DATASET CONTENT:
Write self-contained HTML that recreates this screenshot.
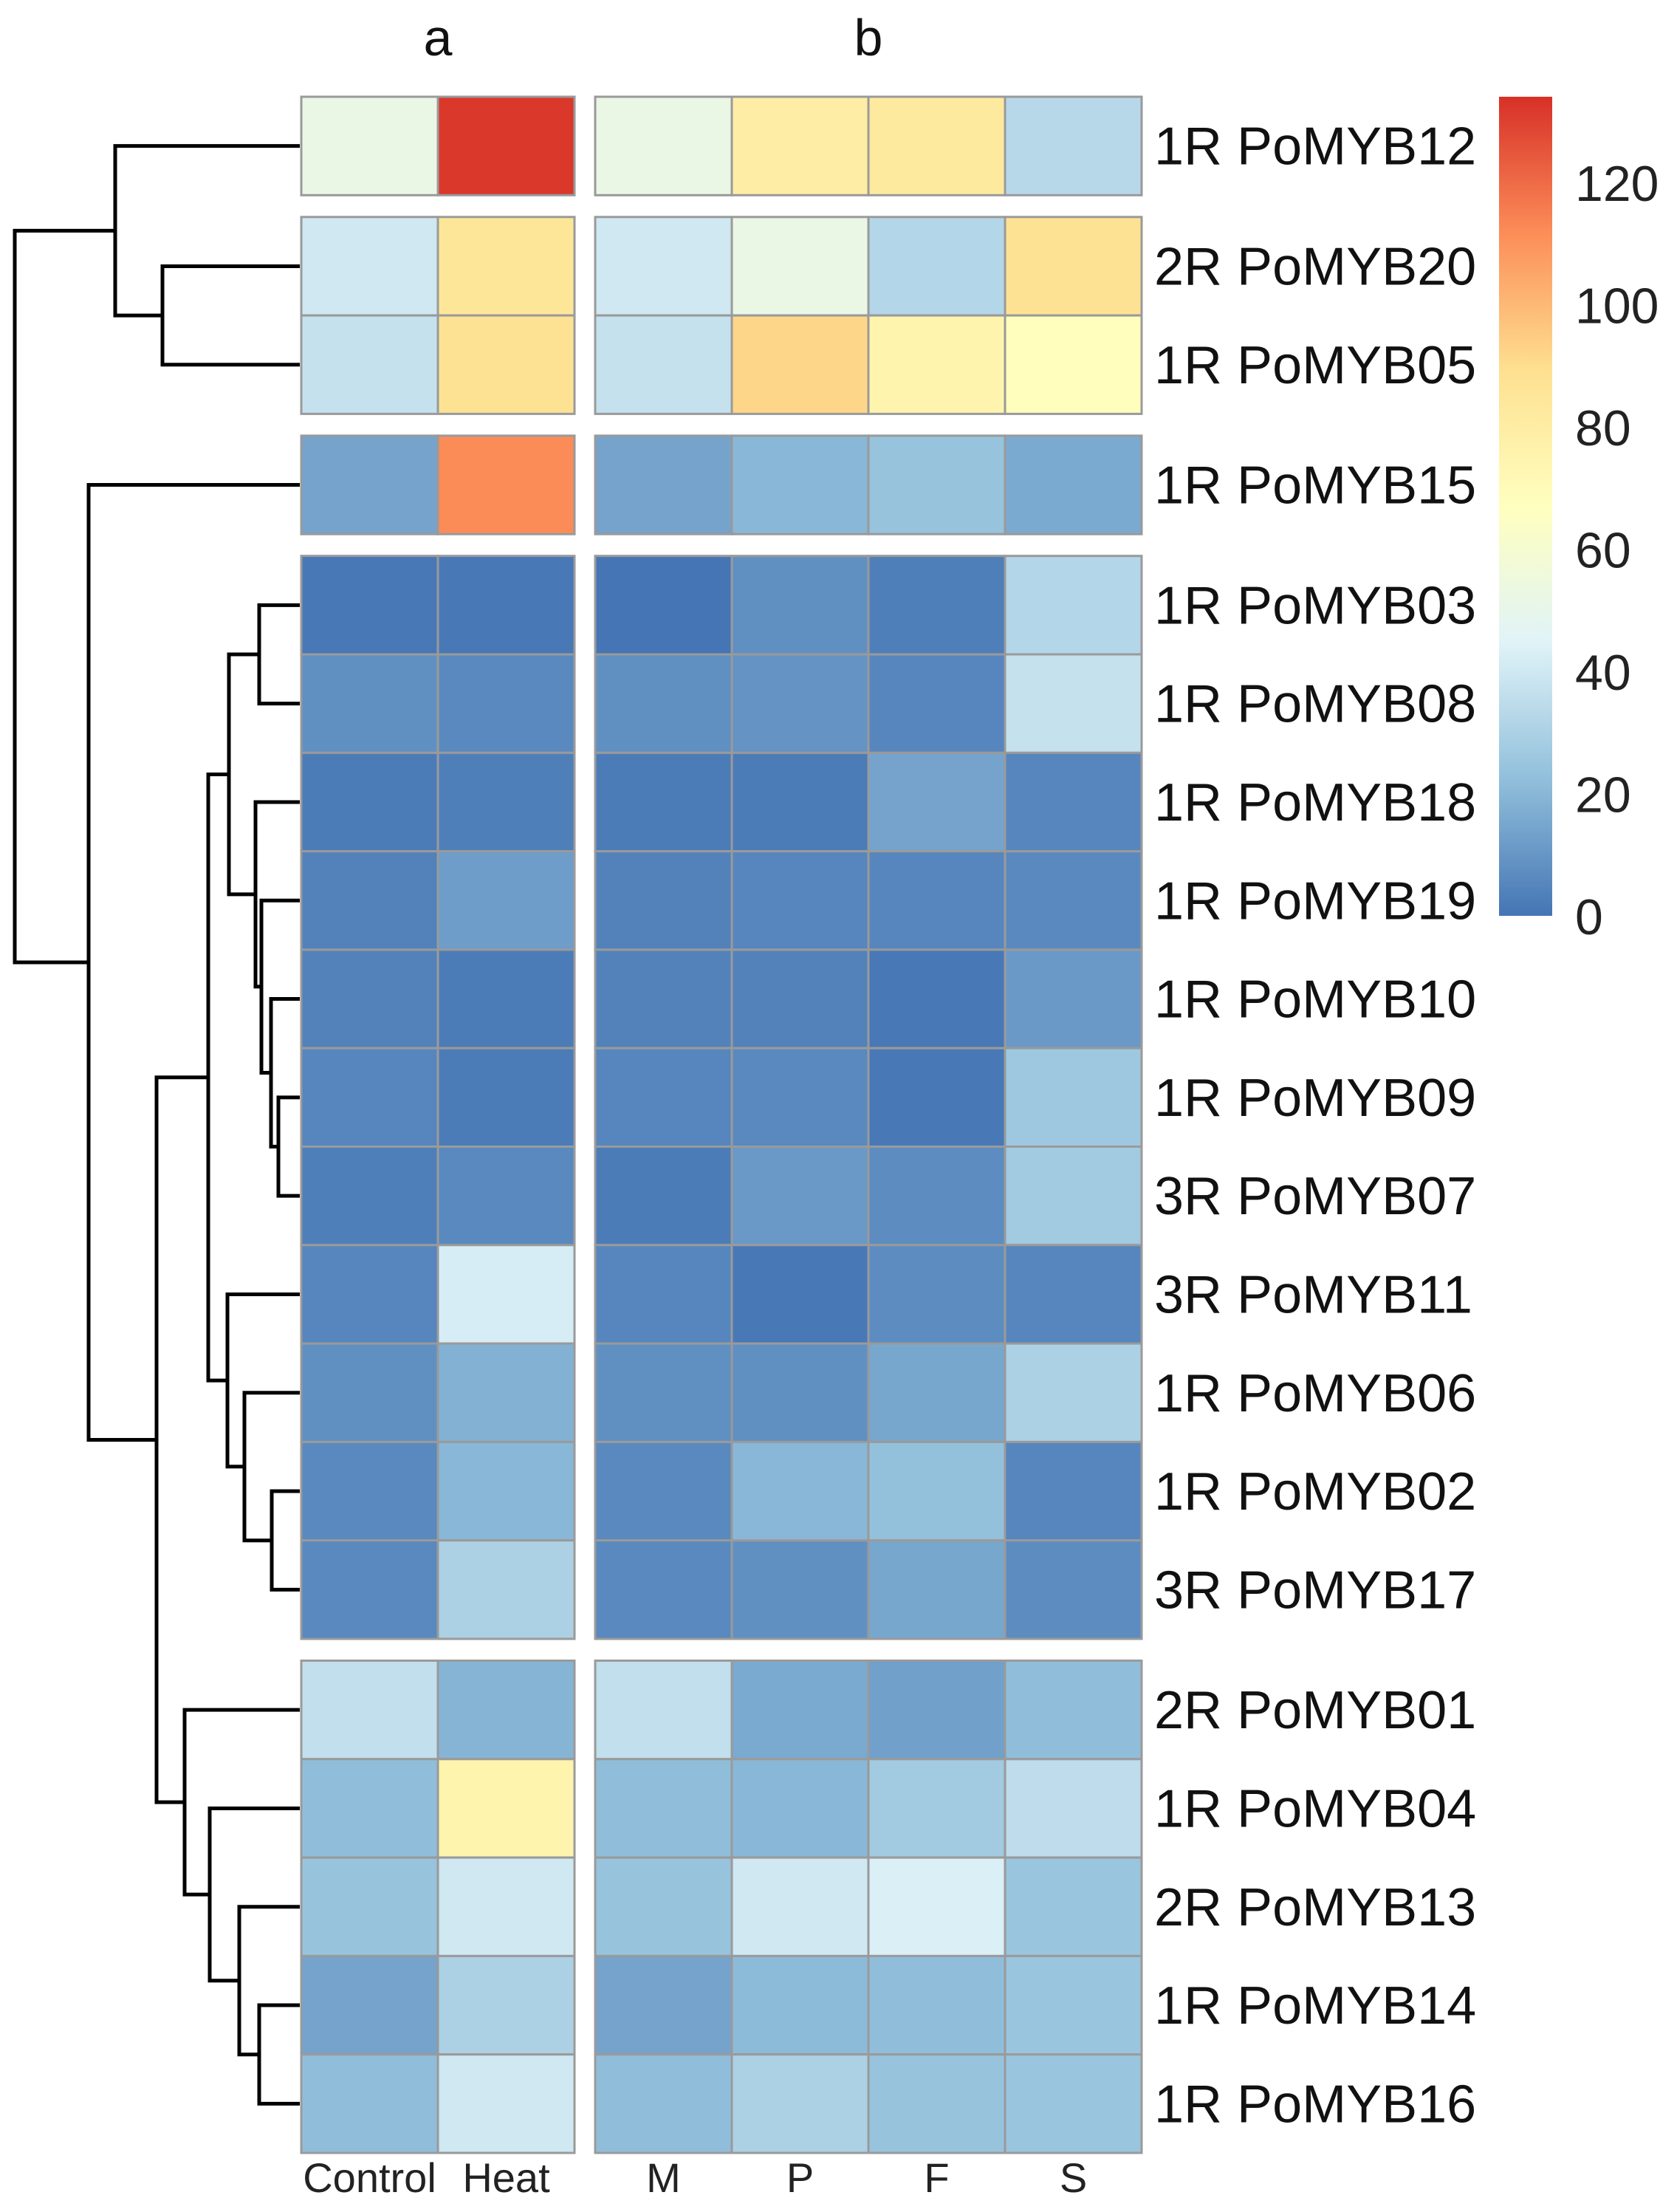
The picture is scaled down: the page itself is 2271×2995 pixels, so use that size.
<!DOCTYPE html>
<html><head><meta charset="utf-8"><style>
html,body{margin:0;padding:0;background:#fff;}
svg{display:block;font-family:"Liberation Sans",Arial,sans-serif;}
</style></head><body>
<svg id="chart" width="2271" height="2995" viewBox="0 0 2271 2995" xmlns="http://www.w3.org/2000/svg">
<g id="dendro"></g>
<g id="cells"></g>
<g id="rowlabels"></g>
<g id="collabels"></g>
<g id="legend"></g>
</svg>
<script>
const genes = ["1R PoMYB12","2R PoMYB20","1R PoMYB05","1R PoMYB15","1R PoMYB03","1R PoMYB08","1R PoMYB18","1R PoMYB19","1R PoMYB10","1R PoMYB09","3R PoMYB07","3R PoMYB11","1R PoMYB06","1R PoMYB02","3R PoMYB17","2R PoMYB01","1R PoMYB04","2R PoMYB13","1R PoMYB14","1R PoMYB16"];
const columnsA = ["Control","Heat"];
const columnsB = ["M","P","F","S"];
const valControl = [52,40,37,14,1,8,2,4,4,5,3,5,8,6,6,36,22,24,14,22];
const valHeat    = [132,85,88,112,1,6,3,12,2,2,6,42,18,20,30,19,75,40,30,40];
const valM = [52,40,37,14,0,8,2,4,4,5,2,5,8,6,6,36,22,24,14,22];
const valP = [80,52,92,20,8,9,2,5,4,6,11,1,8,20,8,16,20,40,21,30];
const valF = [82,32,75,24,3,5,14,5,1,1,7,7,15,23,15,13,27,43,22,24];
const valS = [33,88,68,16,32,37,5,6,11,26,27,5,30,5,7,22,35,25,25,25];
const blockSizes = [1,2,1,11,5];
const legendTicks = [0,20,40,60,80,100,120];
const legendMax = 134;
const merges = [[-2,-3,220],[-1,1,156],[-10,-11,377],[-9,3,367],[-8,4,354],[-7,5,346],[-5,-6,351],[7,6,310],[-14,-15,368],[-13,9,331],[-12,10,308],[8,11,282],[-19,-20,351],[-18,13,324],[-17,14,284],[-16,15,250],[12,16,212],[-4,17,120],[2,18,20]];

const NS="http://www.w3.org/2000/svg";
function mk(tag,attrs,parent){const e=document.createElementNS(NS,tag);for(const k in attrs)e.setAttribute(k,attrs[k]);parent.appendChild(e);return e;}
const stops=["#4575B4","#91BFDB","#E0F3F8","#FFFFBF","#FEE090","#FC8D59","#D73027"];
function hex(h){return [1,3,5].map(i=>parseInt(h.substr(i,2),16));}
function colorOf(v){let t=Math.max(0,Math.min(1,v/legendMax))*(stops.length-1);let i=Math.min(Math.floor(t),stops.length-2);let f=t-i;const a=hex(stops[i]),b=hex(stops[i+1]);return "rgb("+a.map((x,k)=>Math.round(x+(b[k]-x)*f)).join(",")+")";}

const rowH=133.3, gap=29.5, top0=131;
const rowY=[];let y=top0;
blockSizes.forEach((n,bi)=>{for(let i=0;i<n;i++){rowY.push(y);y+=rowH;}y+=gap;});
const colW=185, aX=408, bX=806;
const series=[valControl,valHeat,valM,valP,valF,valS];
const colX=[aX,aX+colW,bX,bX+colW,bX+2*colW,bX+3*colW];
const colNames=columnsA.concat(columnsB);
const cells=document.getElementById('cells');
genes.forEach((g,r)=>{series.forEach((s,c)=>{
 const rc=mk('rect',{x:colX[c],y:rowY[r],width:colW,height:rowH,fill:colorOf(s[r]),stroke:"#9a9a9a","stroke-width":3},cells);
 
 
});});
const rl=document.getElementById('rowlabels');
genes.forEach((g,r)=>{const t=mk('text',{x:1563,y:rowY[r]+rowH/2+25,"font-size":72,fill:"#111"},rl);t.textContent=g;
 
 });
const cl=document.getElementById('collabels');
colNames.forEach((n,c)=>{const t=mk('text',{x:colX[c]+colW/2,y:2968,"font-size":56,"text-anchor":"middle",fill:"#222"},cl);t.textContent=n;
 
 });
[["a",593],["b",1176]].forEach(([s,x])=>{const t=mk('text',{x:x,y:75,"font-size":70,"text-anchor":"middle",fill:"#111"},cl);t.textContent=s;
 
 });
const dg=document.getElementById('dendro');
const nodeY=[];
function posY(id){return id<0?rowY[-id-1]+rowH/2:nodeY[id-1];}
function posX(id){return id<0?406:merges[id-1][2];}
merges.forEach((m,i)=>{const y1=posY(m[0]),y2=posY(m[1]),x=m[2];nodeY[i]=(y1+y2)/2;
 const p=mk('path',{d:`M${posX(m[0])},${y1}H${x}V${y2}H${posX(m[1])}`,fill:"none",stroke:"#000","stroke-width":5},dg);
 
 });
const lg=document.getElementById('legend');
const defs=mk('defs',{},lg);const grad=mk('linearGradient',{id:"cg",x1:0,y1:1,x2:0,y2:0},defs);
stops.forEach((s,i)=>mk('stop',{offset:i/(stops.length-1),"stop-color":s},grad));
const lgBottom=1240, lgTop=131;
function legY(v){return lgBottom-(v/legendMax)*(lgBottom-lgTop);}
const bar=mk('rect',{x:2030,y:lgTop,width:72,height:lgBottom-lgTop,fill:"url(#cg)"},lg);


legendTicks.forEach(v=>{const t=mk('text',{x:2133,y:legY(v)+25,"font-size":68,fill:"#222"},lg);t.textContent=v;
 
 });
</script>
</body></html>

EXERCISE: Gather each line of the listing containing the word "that" and show it.

EXPECTED OUTPUT:
Write self-contained HTML that recreates this screenshot.
The picture is scaled down: the page itself is 2271×2995 pixels, so use that size.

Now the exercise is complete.